--- BEGIN DATA TO PROCESS ---

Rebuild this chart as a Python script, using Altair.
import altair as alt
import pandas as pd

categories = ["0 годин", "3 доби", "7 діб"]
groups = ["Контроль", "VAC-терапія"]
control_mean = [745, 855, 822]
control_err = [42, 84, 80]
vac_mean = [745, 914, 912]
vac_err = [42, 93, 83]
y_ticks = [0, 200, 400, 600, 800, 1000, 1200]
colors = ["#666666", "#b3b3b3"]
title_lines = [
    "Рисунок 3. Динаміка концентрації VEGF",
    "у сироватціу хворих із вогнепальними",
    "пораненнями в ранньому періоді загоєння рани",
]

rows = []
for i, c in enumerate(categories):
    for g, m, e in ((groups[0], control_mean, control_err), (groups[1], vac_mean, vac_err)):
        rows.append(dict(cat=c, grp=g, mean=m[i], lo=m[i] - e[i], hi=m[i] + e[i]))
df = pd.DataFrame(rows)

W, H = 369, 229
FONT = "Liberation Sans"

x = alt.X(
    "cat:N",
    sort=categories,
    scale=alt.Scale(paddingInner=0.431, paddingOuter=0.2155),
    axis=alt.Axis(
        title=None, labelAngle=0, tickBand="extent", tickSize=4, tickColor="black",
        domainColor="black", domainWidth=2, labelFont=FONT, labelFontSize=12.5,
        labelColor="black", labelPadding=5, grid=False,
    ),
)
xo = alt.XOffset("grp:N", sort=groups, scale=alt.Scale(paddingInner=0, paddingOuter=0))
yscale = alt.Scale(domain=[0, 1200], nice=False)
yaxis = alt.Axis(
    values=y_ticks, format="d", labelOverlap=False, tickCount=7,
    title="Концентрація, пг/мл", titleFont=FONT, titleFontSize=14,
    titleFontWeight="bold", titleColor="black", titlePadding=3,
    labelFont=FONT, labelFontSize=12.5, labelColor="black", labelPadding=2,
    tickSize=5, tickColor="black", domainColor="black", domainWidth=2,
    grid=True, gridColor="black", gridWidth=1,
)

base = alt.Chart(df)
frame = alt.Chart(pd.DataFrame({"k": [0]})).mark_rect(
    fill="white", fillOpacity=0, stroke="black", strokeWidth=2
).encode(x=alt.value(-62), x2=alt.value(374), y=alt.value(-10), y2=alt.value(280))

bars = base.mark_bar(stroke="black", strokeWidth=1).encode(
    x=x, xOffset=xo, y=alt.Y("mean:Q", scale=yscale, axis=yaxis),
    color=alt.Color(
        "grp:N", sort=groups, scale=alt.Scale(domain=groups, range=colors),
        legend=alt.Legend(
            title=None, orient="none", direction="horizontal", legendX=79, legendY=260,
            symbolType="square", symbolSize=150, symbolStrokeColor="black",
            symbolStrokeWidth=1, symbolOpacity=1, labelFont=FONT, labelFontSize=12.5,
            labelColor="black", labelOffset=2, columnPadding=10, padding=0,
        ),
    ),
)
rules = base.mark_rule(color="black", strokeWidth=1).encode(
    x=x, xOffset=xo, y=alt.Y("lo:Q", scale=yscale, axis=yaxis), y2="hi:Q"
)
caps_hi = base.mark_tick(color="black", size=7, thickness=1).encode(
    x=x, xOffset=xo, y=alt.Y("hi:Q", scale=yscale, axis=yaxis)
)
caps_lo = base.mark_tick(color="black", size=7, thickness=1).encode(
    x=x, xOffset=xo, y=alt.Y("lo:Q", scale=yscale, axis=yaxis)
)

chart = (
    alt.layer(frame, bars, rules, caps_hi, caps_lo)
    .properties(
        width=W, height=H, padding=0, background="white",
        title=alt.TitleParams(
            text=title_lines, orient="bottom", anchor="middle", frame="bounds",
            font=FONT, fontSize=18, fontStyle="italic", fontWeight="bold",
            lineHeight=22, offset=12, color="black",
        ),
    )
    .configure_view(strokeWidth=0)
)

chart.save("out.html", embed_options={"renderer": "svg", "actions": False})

--- END DATA TO PROCESS ---
--- BEGIN DATA TO PROCESS ---

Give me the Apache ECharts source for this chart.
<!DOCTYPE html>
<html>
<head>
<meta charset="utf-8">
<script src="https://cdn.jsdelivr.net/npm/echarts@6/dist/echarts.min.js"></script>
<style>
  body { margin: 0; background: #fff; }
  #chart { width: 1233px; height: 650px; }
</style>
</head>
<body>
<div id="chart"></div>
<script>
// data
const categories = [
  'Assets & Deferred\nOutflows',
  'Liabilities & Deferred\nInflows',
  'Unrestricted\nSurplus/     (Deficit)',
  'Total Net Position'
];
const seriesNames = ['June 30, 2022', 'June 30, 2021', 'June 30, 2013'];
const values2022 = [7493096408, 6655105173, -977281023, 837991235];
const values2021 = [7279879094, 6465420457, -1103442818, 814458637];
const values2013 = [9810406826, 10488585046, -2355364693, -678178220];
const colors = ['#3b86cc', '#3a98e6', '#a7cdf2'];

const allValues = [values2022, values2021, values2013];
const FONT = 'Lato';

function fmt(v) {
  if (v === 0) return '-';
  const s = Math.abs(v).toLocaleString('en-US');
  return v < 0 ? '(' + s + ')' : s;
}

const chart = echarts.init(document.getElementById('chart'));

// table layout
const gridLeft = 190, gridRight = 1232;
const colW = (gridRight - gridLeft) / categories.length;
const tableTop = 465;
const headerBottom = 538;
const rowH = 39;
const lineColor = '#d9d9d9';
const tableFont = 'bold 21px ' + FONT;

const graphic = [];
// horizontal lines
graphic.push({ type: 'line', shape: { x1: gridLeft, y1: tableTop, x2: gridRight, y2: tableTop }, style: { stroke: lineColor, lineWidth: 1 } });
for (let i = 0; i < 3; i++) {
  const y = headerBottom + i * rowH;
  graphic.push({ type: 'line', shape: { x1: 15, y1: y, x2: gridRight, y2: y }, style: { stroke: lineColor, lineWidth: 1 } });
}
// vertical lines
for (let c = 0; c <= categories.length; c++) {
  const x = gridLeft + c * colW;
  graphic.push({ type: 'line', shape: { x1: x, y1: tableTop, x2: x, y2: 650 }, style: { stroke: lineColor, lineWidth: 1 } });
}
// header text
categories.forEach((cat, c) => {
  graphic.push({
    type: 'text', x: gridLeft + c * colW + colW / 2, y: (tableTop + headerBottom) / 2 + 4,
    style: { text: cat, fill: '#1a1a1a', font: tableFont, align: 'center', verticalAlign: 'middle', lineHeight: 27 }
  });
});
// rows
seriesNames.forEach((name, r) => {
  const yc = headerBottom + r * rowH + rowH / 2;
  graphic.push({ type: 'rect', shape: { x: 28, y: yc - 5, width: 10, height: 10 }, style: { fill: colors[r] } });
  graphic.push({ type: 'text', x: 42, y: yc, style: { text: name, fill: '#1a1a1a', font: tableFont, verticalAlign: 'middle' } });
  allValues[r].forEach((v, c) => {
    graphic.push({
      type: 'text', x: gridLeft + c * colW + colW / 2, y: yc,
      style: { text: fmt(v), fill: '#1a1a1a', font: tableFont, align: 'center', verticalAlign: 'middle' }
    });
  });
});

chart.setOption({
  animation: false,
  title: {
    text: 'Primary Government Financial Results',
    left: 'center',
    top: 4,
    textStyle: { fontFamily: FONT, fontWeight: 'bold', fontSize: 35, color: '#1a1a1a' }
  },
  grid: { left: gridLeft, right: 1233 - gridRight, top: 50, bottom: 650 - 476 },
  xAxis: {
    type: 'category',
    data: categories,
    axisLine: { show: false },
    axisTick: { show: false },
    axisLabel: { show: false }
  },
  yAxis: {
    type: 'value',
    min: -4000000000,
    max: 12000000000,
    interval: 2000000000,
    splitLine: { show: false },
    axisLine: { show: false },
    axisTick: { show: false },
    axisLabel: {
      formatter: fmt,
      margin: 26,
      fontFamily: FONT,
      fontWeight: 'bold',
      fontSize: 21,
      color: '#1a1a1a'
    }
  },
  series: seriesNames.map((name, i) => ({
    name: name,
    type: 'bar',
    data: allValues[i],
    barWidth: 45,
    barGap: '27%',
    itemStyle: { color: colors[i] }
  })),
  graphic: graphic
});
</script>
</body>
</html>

--- END DATA TO PROCESS ---

* YOUR INSTRUCTIONS *
Output the lines of the records above exactly as they appear, from the line containing "Give me the" through the line containing "const tableFont = 'bold 21px ' + FONT;".

* SOLUTION FOR THIS EXERCISE *
Give me the Apache ECharts source for this chart.
<!DOCTYPE html>
<html>
<head>
<meta charset="utf-8">
<script src="https://cdn.jsdelivr.net/npm/echarts@6/dist/echarts.min.js"></script>
<style>
  body { margin: 0; background: #fff; }
  #chart { width: 1233px; height: 650px; }
</style>
</head>
<body>
<div id="chart"></div>
<script>
// data
const categories = [
  'Assets & Deferred\nOutflows',
  'Liabilities & Deferred\nInflows',
  'Unrestricted\nSurplus/     (Deficit)',
  'Total Net Position'
];
const seriesNames = ['June 30, 2022', 'June 30, 2021', 'June 30, 2013'];
const values2022 = [7493096408, 6655105173, -977281023, 837991235];
const values2021 = [7279879094, 6465420457, -1103442818, 814458637];
const values2013 = [9810406826, 10488585046, -2355364693, -678178220];
const colors = ['#3b86cc', '#3a98e6', '#a7cdf2'];

const allValues = [values2022, values2021, values2013];
const FONT = 'Lato';

function fmt(v) {
  if (v === 0) return '-';
  const s = Math.abs(v).toLocaleString('en-US');
  return v < 0 ? '(' + s + ')' : s;
}

const chart = echarts.init(document.getElementById('chart'));

// table layout
const gridLeft = 190, gridRight = 1232;
const colW = (gridRight - gridLeft) / categories.length;
const tableTop = 465;
const headerBottom = 538;
const rowH = 39;
const lineColor = '#d9d9d9';
const tableFont = 'bold 21px ' + FONT;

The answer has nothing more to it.